EU-Politiker uneins über Bewertung der Lage in Polen 

Natürlich ist alles politisches Kalkül und Kräftemessen. Der Europäische Gerichtshof für Menschenrechte verlangt nach Angaben des polnischen Informations- und Musiksenders RMF 24, daß Polen im Grenzgebiet eintreffenden Migranten Nahrung, Kleidung, medizinische Versorgung und wenn möglich auch Unterkünfte zur Verfügung stellt. Weißrußland verweigert aber die Einreise eines Konvois mit humanitärer Hilfe auf sein Hoheitsgebiet. Und statt sich um eine Entschärfung der Situation zu bemühen, bastelt die EU an neuen Sanktionen gegenüber Minsk.
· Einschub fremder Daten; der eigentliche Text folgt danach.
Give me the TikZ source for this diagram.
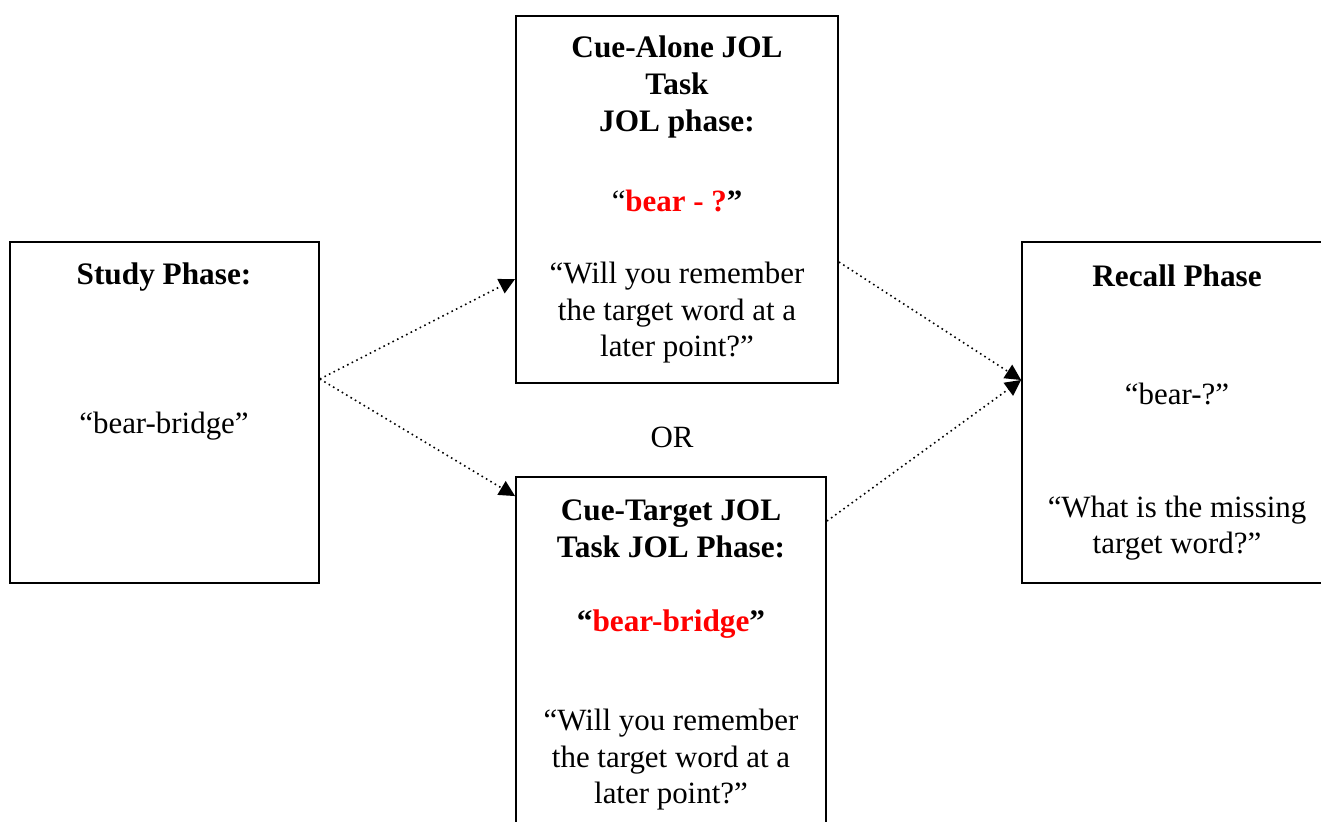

Die polnische Opposition wiederum protestiert gegen die von Ministerpräsident Mateusz Morawiecki unterzeichnete Verordnung des Ministerrates, mit der mit Wirkung vom 2. September für vorerst 30 Tage bürgerliche Rechte und Freiheiten wie das Aufenthalts- und Versammlungsrecht außer Kraft gesetzt wurden. Betroffen ist auch die Pressefreiheit. Journalisten dürfen sich in dem Sperrgebiet nicht aufhalten. Es ist verboten, die Grenzanlagen, Polizisten und Soldaten zu fotografieren oder zu filmen.

Die EU-Politiker sind sich noch uneins, wie sie die polnischen Maßnahmen bewerten sollen und ob eine derartige Einschränkung der bürgerlichen Freiheiten tatsächlich gerechtfertigt ist. Die Lage vor Ort sei „schwierig“, räumt die Pressestelle der Europäischen Kommission ein, aber „hinsichtlich der möglichen Auswirkungen als auch der Einhaltung des Grundsatzes der Verhältnismäßigkeit“ werde die Ausnahmezustandsverordnung erst einmal genau geprüft. Von einer „absurden“ Maßnahme spricht derweil der ehemalige polnische Innenminister Marek Biernacki in einem Fernsehinterview: „Man führt ihn normalerweise in einer kritischen Situation ein, in der die Staatsorgane nicht mehr auf die übliche Art und auf der Grundlage bestehenden Rechts agieren können.“ 

Innenminister Kamiński spricht dagegen von der „Spitze des Eisbergs, den uns Lukaschenko spendieren möchte“. Man werde nicht zulassen, daß Polen „zu einer weiteren Route für illegale Masseneinwanderung in die Europäische Union wird“.

„Wir nehmen Personen fest, die wahrscheinlich mit den weißrussischen Diensten zusammenarbeiten und mit dem Lukaschenko-Regime versuchen, Einwanderer illegal nach Polen zu schmuggeln“, betonte Ministerpräsident Mateusz Morawiecki Anfang der Woche. Er appellierte dabei an Weißrußland, diese Versuche zu unterbinden.